## BEGIN AVAILABLE DATA

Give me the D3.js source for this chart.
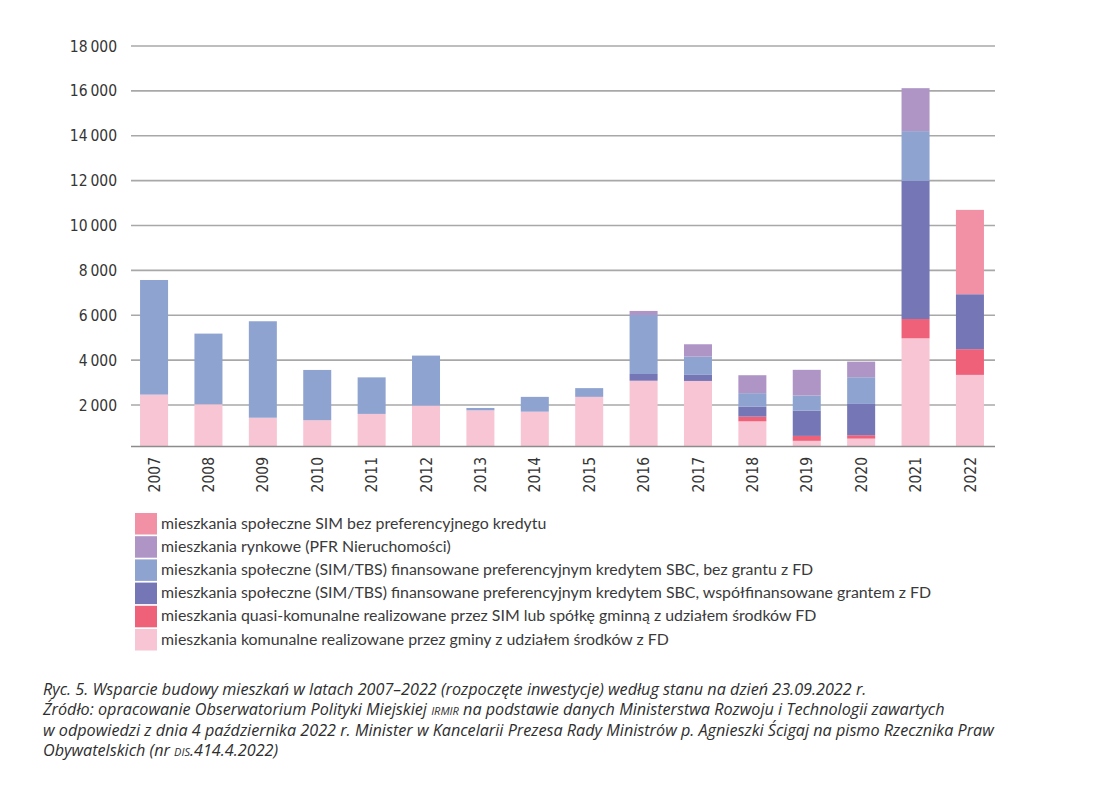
<!DOCTYPE html>
<html>
<head>
<meta charset="utf-8">
<script src="https://cdn.jsdelivr.net/npm/d3@7"></script>
<style>
  body { margin: 0; background: #fff; }
  svg { display: block; }
</style>
</head>
<body>
<svg id="chart" width="1100" height="794"></svg>
<script>
// years on the x axis
const years = ['2007', '2008', '2009', '2010', '2011', '2012', '2013', '2014',
  '2015', '2016', '2017', '2018', '2019', '2020', '2021', '2022'];

// series values (bottom of the stack first)
const communal   = [2460, 2030, 1430, 1320, 1600, 1970, 1760, 1700, 2360, 3080, 3070, 1270, 400, 500, 4970, 3340];
const quasi      = [0, 0, 0, 0, 0, 0, 0, 0, 0, 0, 0, 210, 220, 150, 860, 1145];
const withGrant  = [0, 0, 0, 0, 0, 0, 0, 0, 0, 300, 270, 450, 1130, 1395, 6160, 2450];
const noGrant    = [5110, 3150, 4300, 2240, 1630, 2230, 105, 660, 390, 2630, 815, 595, 670, 1190, 2215, 0];
const market     = [0, 0, 0, 0, 0, 0, 0, 0, 0, 180, 550, 800, 1145, 695, 1915, 0];
const simNoPref  = [0, 0, 0, 0, 0, 0, 0, 0, 0, 0, 0, 0, 0, 0, 0, 3760];

const yTicks = [2000, 4000, 6000, 8000, 10000, 12000, 14000, 16000, 18000];

const seriesKeys = ['communal', 'quasi', 'withGrant', 'noGrant', 'market', 'simNoPref'];
const seriesValues = { communal, quasi, withGrant, noGrant, market, simNoPref };
const seriesColors = {
  communal: '#f7c5d3',
  quasi: '#ef6079',
  withGrant: '#7476b6',
  noGrant: '#8fa3d1',
  market: '#af95c5',
  simNoPref: '#f290a6'
};
const seriesNames = {
  simNoPref: 'mieszkania społeczne SIM bez preferencyjnego kredytu',
  market: 'mieszkania rynkowe (PFR Nieruchomości)',
  noGrant: 'mieszkania społeczne (SIM/TBS) finansowane preferencyjnym kredytem SBC, bez grantu z FD',
  withGrant: 'mieszkania społeczne (SIM/TBS) finansowane preferencyjnym kredytem SBC, współfinansowane grantem z FD',
  quasi: 'mieszkania quasi-komunalne realizowane przez SIM lub spółkę gminną z udziałem środków FD',
  communal: 'mieszkania komunalne realizowane przez gminy z udziałem środków z FD'
};
// legend runs top to bottom in reverse stack order
const legendOrder = ['simNoPref', 'market', 'noGrant', 'withGrant', 'quasi', 'communal'];

const svg = d3.select('#chart');

// table for the stack layout
let table = years.map(function(yr, i) {
  let row = { year: yr };
  seriesKeys.forEach(function(k) { row[k] = seriesValues[k][i]; });
  return row;
});
let stacked = d3.stack().keys(seriesKeys)(table);

const x = d3.scaleBand()
  .domain(years)
  .range([127, 997])
  .paddingInner(0.485)
  .paddingOuter(0.24);

const y = d3.scaleLinear()
  .domain([170, 18000])
  .range([446, 46])
  .clamp(true);

const axisFont = '"DejaVu Sans Condensed", "Liberation Sans Narrow", sans-serif';

// gridlines
svg.append('g')
  .attr('class', 'grid')
  .selectAll('line')
  .data(yTicks)
  .enter()
  .append('line')
  .attr('x1', 131)
  .attr('x2', 995)
  .attr('y1', function(d) { return y(d); })
  .attr('y2', function(d) { return y(d); })
  .style('stroke', '#a8a8a8')
  .style('stroke-width', 1.6);

// y tick labels
svg.append('g')
  .selectAll('text')
  .data(yTicks)
  .enter()
  .append('text')
  .attr('x', 117)
  .attr('y', function(d) { return y(d); })
  .attr('dy', '0.36em')
  .attr('text-anchor', 'end')
  .style('font-family', axisFont)
  .style('font-size', '15.5px')
  .style('fill', '#353535')
  .text(function(d) { return d3.format(',')(d).replace(',', '\u2009'); });

// stacked bars
svg.append('g')
  .selectAll('g')
  .data(stacked)
  .enter()
  .append('g')
  .style('fill', function(d) { return seriesColors[d.key]; })
  .selectAll('rect')
  .data(function(d) { return d; })
  .enter()
  .append('rect')
  .attr('x', function(d) { return x(d.data.year); })
  .attr('width', x.bandwidth())
  .attr('y', function(d) { return y(d[1]); })
  .attr('height', function(d) { return Math.max(0, y(d[0]) - y(d[1])); });

// baseline
svg.append('line')
  .attr('x1', 131)
  .attr('x2', 995)
  .attr('y1', 446.5)
  .attr('y2', 446.5)
  .style('stroke', '#8c8c8c')
  .style('stroke-width', 1.6);

// year labels, rotated
svg.append('g')
  .selectAll('text')
  .data(years)
  .enter()
  .append('text')
  .attr('transform', function(d) {
    return 'translate(' + (x(d) + x.bandwidth() / 2) + ',457) rotate(-90)';
  })
  .attr('dy', '0.36em')
  .attr('text-anchor', 'end')
  .style('font-family', axisFont)
  .style('font-size', '15.5px')
  .style('fill', '#353535')
  .text(function(d) { return d; });

// legend
let legend = svg.append('g')
  .selectAll('g')
  .data(legendOrder)
  .enter()
  .append('g')
  .attr('transform', function(d, i) { return 'translate(135,' + (513 + i * 23.2) + ')'; });

legend.append('rect')
  .attr('width', 22)
  .attr('height', 21.5)
  .style('fill', function(d) { return seriesColors[d]; });

legend.append('text')
  .attr('x', 26)
  .attr('y', 15.5)
  .style('font-family', 'Lato, sans-serif')
  .style('font-size', '15.9px')
  .style('fill', '#3a3a3a')
  .text(function(d) { return seriesNames[d]; });

// caption, with small caps for the acronyms
const captionLines = [
  [['Ryc. 5. Wsparcie budowy mieszkań w latach 2007–2022 (rozpoczęte inwestycje) według stanu na dzień 23.09.2022 r.', false]],
  [['Źródło: opracowanie Obserwatorium Polityki Miejskiej ', false], ['irmir', true],
   [' na podstawie danych Ministerstwa Rozwoju i Technologii zawartych', false]],
  [['w odpowiedzi z dnia 4 października 2022 r. Minister w Kancelarii Prezesa Rady Ministrów p. Agnieszki Ścigaj na pismo Rzecznika Praw', false]],
  [['Obywatelskich (nr ', false], ['dis', true], ['.414.4.2022)', false]]
];

let caption = svg.append('g')
  .selectAll('text')
  .data(captionLines)
  .enter()
  .append('text')
  .attr('x', 43)
  .attr('y', function(d, i) { return 695 + i * 20.4; })
  .style('font-family', '"Open Sans", sans-serif')
  .style('font-style', 'italic')
  .style('font-size', '16.2px')
  .style('fill', '#2e2e2e');

caption.selectAll('tspan')
  .data(function(d) { return d; })
  .enter()
  .append('tspan')
  .style('font-variant', function(d) { return d[1] ? 'small-caps' : null; })
  .text(function(d) { return d[0]; });
</script>
</body>
</html>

## END AVAILABLE DATA

**EXERCISE PROMPT**: Return the whole listing, word for word, and leave out every picture.

**RESULT OF THE TASK**:
Give me the D3.js source for this chart.
<!DOCTYPE html>
<html>
<head>
<meta charset="utf-8">
<script src="https://cdn.jsdelivr.net/npm/d3@7"></script>
<style>
  body { margin: 0; background: #fff; }
  svg { display: block; }
</style>
</head>
<body>
<svg id="chart" width="1100" height="794"></svg>
<script>
// years on the x axis
const years = ['2007', '2008', '2009', '2010', '2011', '2012', '2013', '2014',
  '2015', '2016', '2017', '2018', '2019', '2020', '2021', '2022'];

// series values (bottom of the stack first)
const communal   = [2460, 2030, 1430, 1320, 1600, 1970, 1760, 1700, 2360, 3080, 3070, 1270, 400, 500, 4970, 3340];
const quasi      = [0, 0, 0, 0, 0, 0, 0, 0, 0, 0, 0, 210, 220, 150, 860, 1145];
const withGrant  = [0, 0, 0, 0, 0, 0, 0, 0, 0, 300, 270, 450, 1130, 1395, 6160, 2450];
const noGrant    = [5110, 3150, 4300, 2240, 1630, 2230, 105, 660, 390, 2630, 815, 595, 670, 1190, 2215, 0];
const market     = [0, 0, 0, 0, 0, 0, 0, 0, 0, 180, 550, 800, 1145, 695, 1915, 0];
const simNoPref  = [0, 0, 0, 0, 0, 0, 0, 0, 0, 0, 0, 0, 0, 0, 0, 3760];

const yTicks = [2000, 4000, 6000, 8000, 10000, 12000, 14000, 16000, 18000];

const seriesKeys = ['communal', 'quasi', 'withGrant', 'noGrant', 'market', 'simNoPref'];
const seriesValues = { communal, quasi, withGrant, noGrant, market, simNoPref };
const seriesColors = {
  communal: '#f7c5d3',
  quasi: '#ef6079',
  withGrant: '#7476b6',
  noGrant: '#8fa3d1',
  market: '#af95c5',
  simNoPref: '#f290a6'
};
const seriesNames = {
  simNoPref: 'mieszkania społeczne SIM bez preferencyjnego kredytu',
  market: 'mieszkania rynkowe (PFR Nieruchomości)',
  noGrant: 'mieszkania społeczne (SIM/TBS) finansowane preferencyjnym kredytem SBC, bez grantu z FD',
  withGrant: 'mieszkania społeczne (SIM/TBS) finansowane preferencyjnym kredytem SBC, współfinansowane grantem z FD',
  quasi: 'mieszkania quasi-komunalne realizowane przez SIM lub spółkę gminną z udziałem środków FD',
  communal: 'mieszkania komunalne realizowane przez gminy z udziałem środków z FD'
};
// legend runs top to bottom in reverse stack order
const legendOrder = ['simNoPref', 'market', 'noGrant', 'withGrant', 'quasi', 'communal'];

const svg = d3.select('#chart');

// table for the stack layout
let table = years.map(function(yr, i) {
  let row = { year: yr };
  seriesKeys.forEach(function(k) { row[k] = seriesValues[k][i]; });
  return row;
});
let stacked = d3.stack().keys(seriesKeys)(table);

const x = d3.scaleBand()
  .domain(years)
  .range([127, 997])
  .paddingInner(0.485)
  .paddingOuter(0.24);

const y = d3.scaleLinear()
  .domain([170, 18000])
  .range([446, 46])
  .clamp(true);

const axisFont = '"DejaVu Sans Condensed", "Liberation Sans Narrow", sans-serif';

// gridlines
svg.append('g')
  .attr('class', 'grid')
  .selectAll('line')
  .data(yTicks)
  .enter()
  .append('line')
  .attr('x1', 131)
  .attr('x2', 995)
  .attr('y1', function(d) { return y(d); })
  .attr('y2', function(d) { return y(d); })
  .style('stroke', '#a8a8a8')
  .style('stroke-width', 1.6);

// y tick labels
svg.append('g')
  .selectAll('text')
  .data(yTicks)
  .enter()
  .append('text')
  .attr('x', 117)
  .attr('y', function(d) { return y(d); })
  .attr('dy', '0.36em')
  .attr('text-anchor', 'end')
  .style('font-family', axisFont)
  .style('font-size', '15.5px')
  .style('fill', '#353535')
  .text(function(d) { return d3.format(',')(d).replace(',', '\u2009'); });

// stacked bars
svg.append('g')
  .selectAll('g')
  .data(stacked)
  .enter()
  .append('g')
  .style('fill', function(d) { return seriesColors[d.key]; })
  .selectAll('rect')
  .data(function(d) { return d; })
  .enter()
  .append('rect')
  .attr('x', function(d) { return x(d.data.year); })
  .attr('width', x.bandwidth())
  .attr('y', function(d) { return y(d[1]); })
  .attr('height', function(d) { return Math.max(0, y(d[0]) - y(d[1])); });

// baseline
svg.append('line')
  .attr('x1', 131)
  .attr('x2', 995)
  .attr('y1', 446.5)
  .attr('y2', 446.5)
  .style('stroke', '#8c8c8c')
  .style('stroke-width', 1.6);

// year labels, rotated
svg.append('g')
  .selectAll('text')
  .data(years)
  .enter()
  .append('text')
  .attr('transform', function(d) {
    return 'translate(' + (x(d) + x.bandwidth() / 2) + ',457) rotate(-90)';
  })
  .attr('dy', '0.36em')
  .attr('text-anchor', 'end')
  .style('font-family', axisFont)
  .style('font-size', '15.5px')
  .style('fill', '#353535')
  .text(function(d) { return d; });

// legend
let legend = svg.append('g')
  .selectAll('g')
  .data(legendOrder)
  .enter()
  .append('g')
  .attr('transform', function(d, i) { return 'translate(135,' + (513 + i * 23.2) + ')'; });

legend.append('rect')
  .attr('width', 22)
  .attr('height', 21.5)
  .style('fill', function(d) { return seriesColors[d]; });

legend.append('text')
  .attr('x', 26)
  .attr('y', 15.5)
  .style('font-family', 'Lato, sans-serif')
  .style('font-size', '15.9px')
  .style('fill', '#3a3a3a')
  .text(function(d) { return seriesNames[d]; });

// caption, with small caps for the acronyms
const captionLines = [
  [['Ryc. 5. Wsparcie budowy mieszkań w latach 2007–2022 (rozpoczęte inwestycje) według stanu na dzień 23.09.2022 r.', false]],
  [['Źródło: opracowanie Obserwatorium Polityki Miejskiej ', false], ['irmir', true],
   [' na podstawie danych Ministerstwa Rozwoju i Technologii zawartych', false]],
  [['w odpowiedzi z dnia 4 października 2022 r. Minister w Kancelarii Prezesa Rady Ministrów p. Agnieszki Ścigaj na pismo Rzecznika Praw', false]],
  [['Obywatelskich (nr ', false], ['dis', true], ['.414.4.2022)', false]]
];

let caption = svg.append('g')
  .selectAll('text')
  .data(captionLines)
  .enter()
  .append('text')
  .attr('x', 43)
  .attr('y', function(d, i) { return 695 + i * 20.4; })
  .style('font-family', '"Open Sans", sans-serif')
  .style('font-style', 'italic')
  .style('font-size', '16.2px')
  .style('fill', '#2e2e2e');

caption.selectAll('tspan')
  .data(function(d) { return d; })
  .enter()
  .append('tspan')
  .style('font-variant', function(d) { return d[1] ? 'small-caps' : null; })
  .text(function(d) { return d[0]; });
</script>
</body>
</html>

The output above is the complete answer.